Most importantly, at the next level we set aside time to learn about ourselves and how to have healthy meetings and discussions. TAMKO has the best coaching and training staff I have ever seen. They help employees understand the full range of a healthy work environment and make all of us better colleagues and teammates. We now better realize that our interactions should include a dose of healthy conflict, which, done correctly, can break down barriers and increase energy around the office. We dedicated time to training about each employees’ core motivations to build trust between team members and helpus see each other’s unique personality styles. Management is also encouraged to have periodic “healthy meetings” to ensure we set aside dedicated time to embrace the process of learning TAMKO’s culture.
Technical conferences, symposiums, certifications, and so on are essential for IT to learn the latest technologies and enable innovation, however, we cannot focus exclusively on technical training. Additionally, it is a mistake when leaders let workplace culture form naturally rather than defining what it should be and then providing the leadership and tools necessary for others to embrace it.
Culture creation is not free, nor is it easy. It calls on leaders to make a deliberate and focused effort to take their teams away from day-to-day tasks and set aside time for culture awareness. It is an investment we make today for a benefit tomorrow. Take time away from busy schedules and commit to investing in employees.
The benefits of this are REAL and MEASUREABLE. Last year, research by global analytics firm Gallup found that businesses in the top quarter of employee engagement “realize substantially better customer engagement, higher productivity, better retention, fewer accidents, and 21% higher profitability” than those in the bottom quarter.

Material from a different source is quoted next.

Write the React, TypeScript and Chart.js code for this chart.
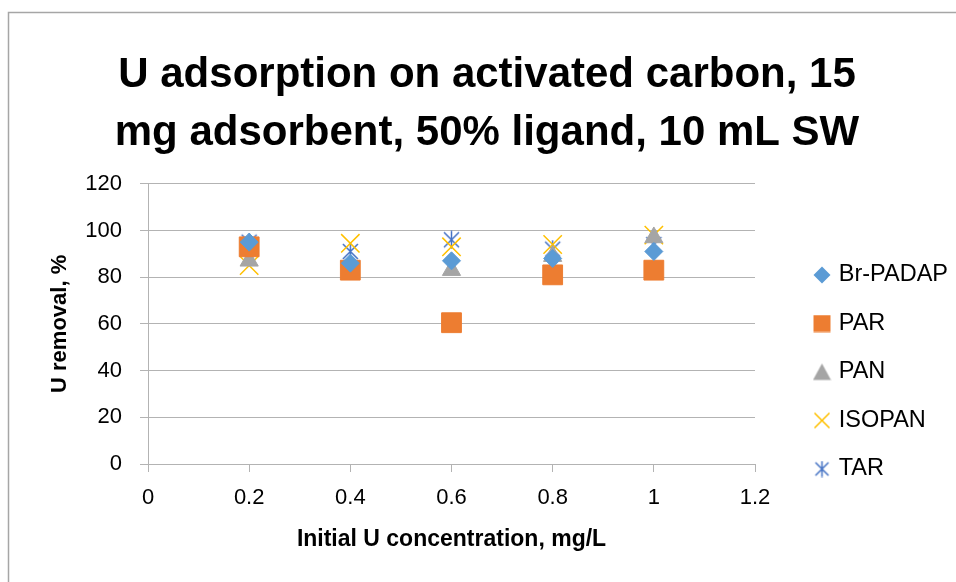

Bottom line – your internal culture will either strengthen or undermine your objectives. A positive culture:
• Attracts top talent
• Increases engagement and retention
• Increases job satisfaction and a sense of purpose
• Increases performance, which translates to financial gains
The Key to Getting the Best from your Team
I can say that I have both professionally and personally grown through this process. I have a better sense of purpose in my job. I am more aware of my strengths and weaknesses and have developed a better approach to working with others’ strengths and weaknesses. The IT team at TAMKO had tremendous potential, but it was unleashed only when we challenged and encouraged each other. We found ways to offer more value to the business because we did the hard work of listening to and understanding our customer before we presented solutions to problems we didn’t fully understand.
It’s made all the difference in our organization and I believe it could for yours as well.